Data supplied
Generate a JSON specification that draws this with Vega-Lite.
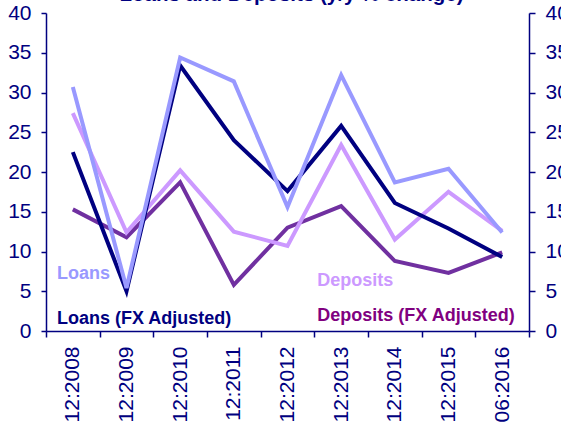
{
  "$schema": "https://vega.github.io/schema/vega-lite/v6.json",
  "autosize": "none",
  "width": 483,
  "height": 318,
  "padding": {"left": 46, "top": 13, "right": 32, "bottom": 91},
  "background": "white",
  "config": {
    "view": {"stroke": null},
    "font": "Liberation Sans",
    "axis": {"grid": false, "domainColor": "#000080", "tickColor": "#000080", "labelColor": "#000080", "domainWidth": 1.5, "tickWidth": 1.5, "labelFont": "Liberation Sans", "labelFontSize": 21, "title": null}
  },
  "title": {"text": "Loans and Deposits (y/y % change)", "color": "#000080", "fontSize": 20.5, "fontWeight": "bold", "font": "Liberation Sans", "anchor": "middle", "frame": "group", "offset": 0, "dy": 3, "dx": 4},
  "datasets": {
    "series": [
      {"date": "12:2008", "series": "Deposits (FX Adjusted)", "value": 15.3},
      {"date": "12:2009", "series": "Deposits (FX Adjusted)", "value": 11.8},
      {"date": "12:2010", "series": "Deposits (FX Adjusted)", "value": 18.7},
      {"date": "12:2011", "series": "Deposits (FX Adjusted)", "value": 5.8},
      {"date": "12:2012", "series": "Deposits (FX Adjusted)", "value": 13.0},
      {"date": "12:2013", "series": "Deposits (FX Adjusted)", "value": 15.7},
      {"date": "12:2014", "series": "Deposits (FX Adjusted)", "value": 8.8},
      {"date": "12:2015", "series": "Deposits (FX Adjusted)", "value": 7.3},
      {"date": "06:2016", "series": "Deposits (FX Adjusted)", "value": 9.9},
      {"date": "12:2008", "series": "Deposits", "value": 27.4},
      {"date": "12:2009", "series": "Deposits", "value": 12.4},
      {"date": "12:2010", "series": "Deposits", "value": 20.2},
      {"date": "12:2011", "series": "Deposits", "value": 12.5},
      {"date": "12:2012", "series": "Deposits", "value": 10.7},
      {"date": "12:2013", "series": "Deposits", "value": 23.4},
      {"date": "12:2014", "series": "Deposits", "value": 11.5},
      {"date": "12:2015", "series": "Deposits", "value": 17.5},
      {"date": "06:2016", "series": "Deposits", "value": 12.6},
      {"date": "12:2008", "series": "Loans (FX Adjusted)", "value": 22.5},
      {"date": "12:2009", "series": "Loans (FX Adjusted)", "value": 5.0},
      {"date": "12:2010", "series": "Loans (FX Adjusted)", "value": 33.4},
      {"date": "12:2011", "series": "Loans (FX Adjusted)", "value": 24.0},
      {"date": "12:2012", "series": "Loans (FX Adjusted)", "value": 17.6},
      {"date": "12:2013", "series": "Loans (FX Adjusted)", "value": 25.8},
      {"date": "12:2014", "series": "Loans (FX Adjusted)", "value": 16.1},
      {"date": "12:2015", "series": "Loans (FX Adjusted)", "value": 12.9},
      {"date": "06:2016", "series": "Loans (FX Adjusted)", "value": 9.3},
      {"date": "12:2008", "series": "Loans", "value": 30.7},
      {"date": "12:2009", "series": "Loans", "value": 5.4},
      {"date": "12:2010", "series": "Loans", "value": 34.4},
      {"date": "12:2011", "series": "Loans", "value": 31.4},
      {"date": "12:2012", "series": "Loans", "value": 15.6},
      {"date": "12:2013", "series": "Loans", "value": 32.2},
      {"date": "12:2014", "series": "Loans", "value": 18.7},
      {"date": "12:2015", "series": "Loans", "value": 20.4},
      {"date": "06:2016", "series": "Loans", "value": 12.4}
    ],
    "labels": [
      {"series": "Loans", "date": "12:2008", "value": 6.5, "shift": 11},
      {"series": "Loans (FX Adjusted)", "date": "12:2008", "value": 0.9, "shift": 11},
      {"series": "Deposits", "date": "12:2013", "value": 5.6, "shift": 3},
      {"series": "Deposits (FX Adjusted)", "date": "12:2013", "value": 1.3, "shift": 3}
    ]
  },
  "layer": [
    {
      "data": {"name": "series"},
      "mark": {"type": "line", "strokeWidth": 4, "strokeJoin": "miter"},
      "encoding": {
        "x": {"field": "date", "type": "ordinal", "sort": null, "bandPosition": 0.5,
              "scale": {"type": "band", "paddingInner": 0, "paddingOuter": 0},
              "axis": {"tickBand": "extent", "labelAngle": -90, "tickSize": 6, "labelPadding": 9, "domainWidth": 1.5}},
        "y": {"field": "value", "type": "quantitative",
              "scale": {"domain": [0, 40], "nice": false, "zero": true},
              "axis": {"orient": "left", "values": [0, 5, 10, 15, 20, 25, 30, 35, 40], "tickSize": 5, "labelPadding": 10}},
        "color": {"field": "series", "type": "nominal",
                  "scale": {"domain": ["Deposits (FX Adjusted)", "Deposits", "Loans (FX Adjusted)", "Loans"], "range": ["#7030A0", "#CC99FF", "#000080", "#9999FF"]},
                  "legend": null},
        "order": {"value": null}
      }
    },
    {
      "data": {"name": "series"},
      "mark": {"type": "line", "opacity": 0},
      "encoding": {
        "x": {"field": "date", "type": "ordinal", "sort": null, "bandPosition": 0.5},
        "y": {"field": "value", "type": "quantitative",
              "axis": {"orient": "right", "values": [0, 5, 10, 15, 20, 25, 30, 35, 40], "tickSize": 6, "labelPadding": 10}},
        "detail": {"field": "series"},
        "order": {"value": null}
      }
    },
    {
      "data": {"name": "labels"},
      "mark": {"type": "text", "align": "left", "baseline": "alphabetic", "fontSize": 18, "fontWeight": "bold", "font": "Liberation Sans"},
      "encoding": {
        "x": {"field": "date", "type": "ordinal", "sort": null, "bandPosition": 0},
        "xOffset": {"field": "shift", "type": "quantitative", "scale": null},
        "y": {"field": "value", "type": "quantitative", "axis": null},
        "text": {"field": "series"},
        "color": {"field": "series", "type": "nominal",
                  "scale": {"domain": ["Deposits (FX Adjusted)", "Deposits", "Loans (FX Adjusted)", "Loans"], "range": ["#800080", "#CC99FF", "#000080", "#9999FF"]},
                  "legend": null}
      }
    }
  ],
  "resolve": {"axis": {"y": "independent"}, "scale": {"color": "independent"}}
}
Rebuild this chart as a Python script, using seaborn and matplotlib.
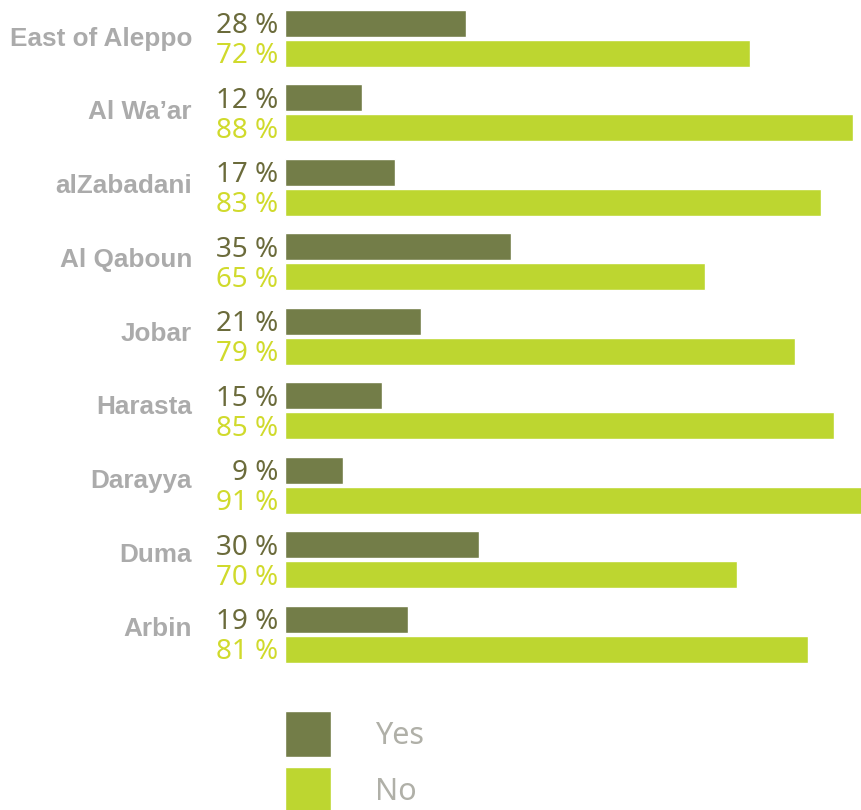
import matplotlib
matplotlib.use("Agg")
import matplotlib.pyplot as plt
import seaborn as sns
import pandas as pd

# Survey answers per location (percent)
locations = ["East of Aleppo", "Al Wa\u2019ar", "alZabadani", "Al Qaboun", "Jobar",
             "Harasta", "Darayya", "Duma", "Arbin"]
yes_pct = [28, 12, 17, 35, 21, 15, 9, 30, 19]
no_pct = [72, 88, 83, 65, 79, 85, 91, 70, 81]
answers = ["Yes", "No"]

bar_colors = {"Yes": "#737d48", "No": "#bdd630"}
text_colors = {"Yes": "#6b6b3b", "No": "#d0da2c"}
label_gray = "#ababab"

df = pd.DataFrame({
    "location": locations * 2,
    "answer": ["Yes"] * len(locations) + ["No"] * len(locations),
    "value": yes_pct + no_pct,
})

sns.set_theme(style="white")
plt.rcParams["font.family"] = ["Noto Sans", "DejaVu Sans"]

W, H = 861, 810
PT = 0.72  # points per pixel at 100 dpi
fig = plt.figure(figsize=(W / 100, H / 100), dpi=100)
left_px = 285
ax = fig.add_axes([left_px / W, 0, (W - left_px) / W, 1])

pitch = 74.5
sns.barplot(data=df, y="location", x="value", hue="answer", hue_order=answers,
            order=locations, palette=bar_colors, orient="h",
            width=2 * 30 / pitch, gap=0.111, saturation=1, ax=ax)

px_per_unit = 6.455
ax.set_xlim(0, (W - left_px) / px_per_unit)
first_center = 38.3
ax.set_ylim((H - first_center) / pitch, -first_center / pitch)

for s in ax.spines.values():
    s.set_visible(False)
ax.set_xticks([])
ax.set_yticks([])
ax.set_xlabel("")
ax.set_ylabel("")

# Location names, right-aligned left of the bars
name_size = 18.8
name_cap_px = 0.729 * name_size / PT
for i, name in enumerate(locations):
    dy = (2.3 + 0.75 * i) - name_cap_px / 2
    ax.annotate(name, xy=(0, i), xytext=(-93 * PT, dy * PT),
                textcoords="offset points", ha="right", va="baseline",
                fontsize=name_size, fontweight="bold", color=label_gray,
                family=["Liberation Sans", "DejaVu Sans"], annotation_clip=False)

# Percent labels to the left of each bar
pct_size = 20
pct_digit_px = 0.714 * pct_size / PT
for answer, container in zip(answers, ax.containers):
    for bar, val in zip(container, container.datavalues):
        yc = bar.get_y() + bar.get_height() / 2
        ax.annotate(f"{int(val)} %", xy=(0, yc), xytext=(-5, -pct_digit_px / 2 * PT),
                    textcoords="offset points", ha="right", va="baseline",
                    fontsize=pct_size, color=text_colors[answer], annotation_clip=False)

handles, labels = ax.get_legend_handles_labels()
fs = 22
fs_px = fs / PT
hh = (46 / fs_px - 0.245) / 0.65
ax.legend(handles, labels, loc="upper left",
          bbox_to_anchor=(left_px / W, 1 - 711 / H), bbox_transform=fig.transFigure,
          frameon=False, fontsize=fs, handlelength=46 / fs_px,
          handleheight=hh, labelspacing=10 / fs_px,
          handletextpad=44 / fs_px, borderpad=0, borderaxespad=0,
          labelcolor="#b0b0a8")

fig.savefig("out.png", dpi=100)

Exercise task
Copy out all lines above that include the string "matplotlib".

Finished exercise
Rebuild this chart as a Python script, using seaborn and matplotlib.
import matplotlib
matplotlib.use("Agg")
import matplotlib.pyplot as plt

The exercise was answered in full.